The extraordinary impression Paricutin has made on scientists springs from its long, brilliant run and the fact that it is the first volcano they have been able to watch from birth. Last week, fresh from an expedition to it, Geologist Paul O. McGrew of the Chicago Natural History Museum made a scientific report on Paricutin. Said he, among other things: “This tremendous display was beyond all description. … On leaving this monster I felt as though I were leaving a World Series baseball game in the sixth inning with the score tied.”

El Monstruo broke out in a region which has had many previous eruptions.

On Feb. 20, 1943, one Dionisio Pulido, plowing his cornfield, suddenly felt the ground rumble and saw a great column of white smoke burst from the ground. He ran to the priest in the village of Paricutin, two miles away. By the time priest and villagers arrived, the crater was belching molten rock and lava. In a week it had raised a cone 500 feet high; in ten weeks, 1,000 feet. Then lava, erupting from the crater’s top and sides, began to ooze over the countryside.

Goodbye Parangaricutiro. A black, craggy pile, the moving lava constantly cracks chunks off its crust, exposing a gooey, glowing mass underneath (temperature: 1,994° F.). Its approach sets houses afire. Traveling about seven yards an hour, the glacier-like ooze has already spread more than seven miles and engulfed two villages—Paricutin and Parangaricutiro.
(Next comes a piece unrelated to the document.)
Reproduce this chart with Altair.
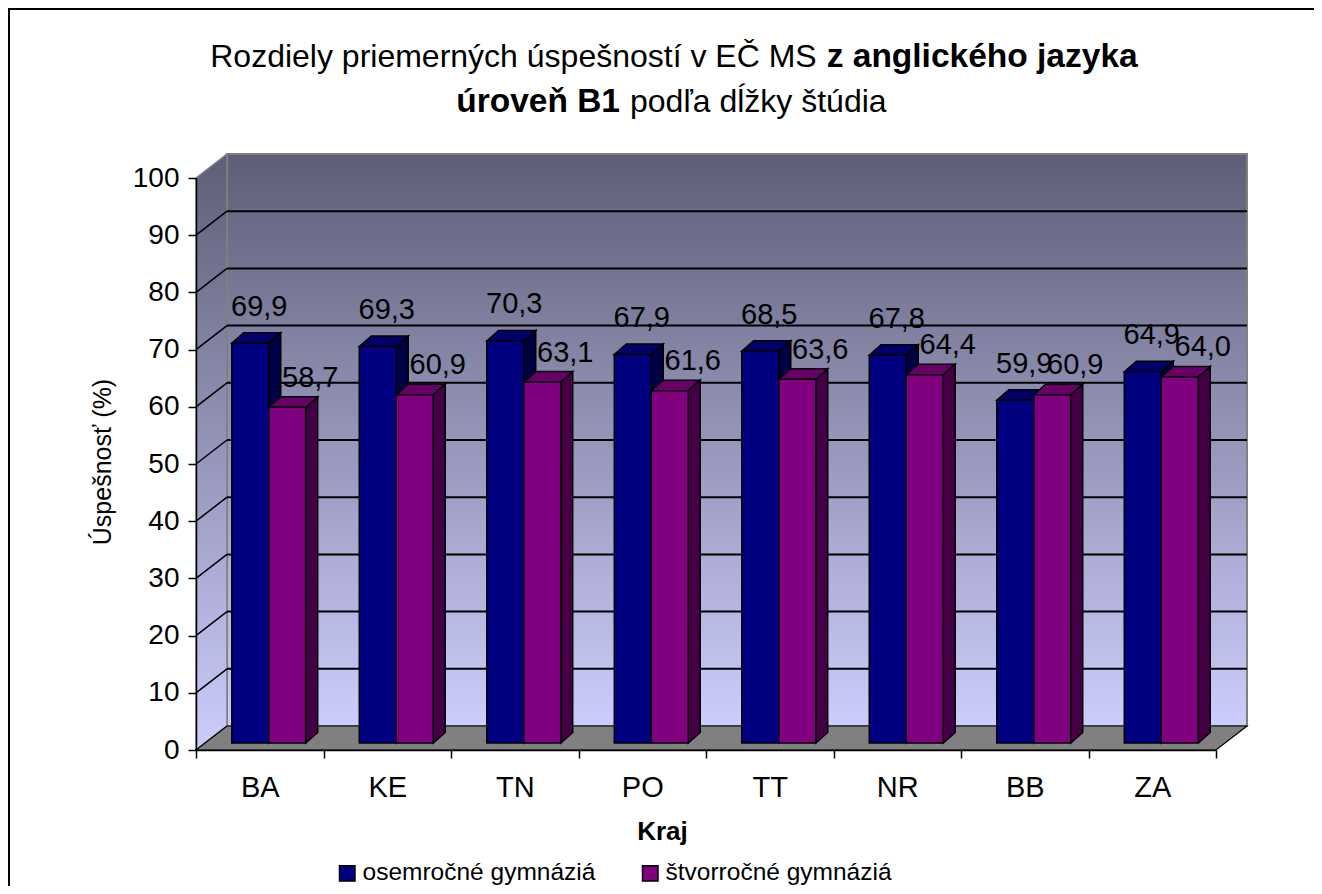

Meanwhile, over a radius of 35 miles, the crater has laid a blanket of ash, like black snow. It blackens people’s faces so they look like coal miners, crushes roofs, kills trees, in some places is piled to rooftop height. Near the base of the crater, where the scientists, keeping an eye out for falling bombs, have been working, steam and gas pours from deep holes (fumeroles) with red-hot sides. Said Dr. McGrew: “This seemed like a glance into Hades.” Though El Monstruo has spread terror among the Indian natives, birds and animals seem unperturbed, and spiders spin webs in the volcanic ash.

Volcanologists feel sure that when Paricutin burns itself out, as it eventually must, it will stay dead, like other old volcanoes in the vicinity. Then the cooling, mineral-laden lava will become extraordinarily fertile.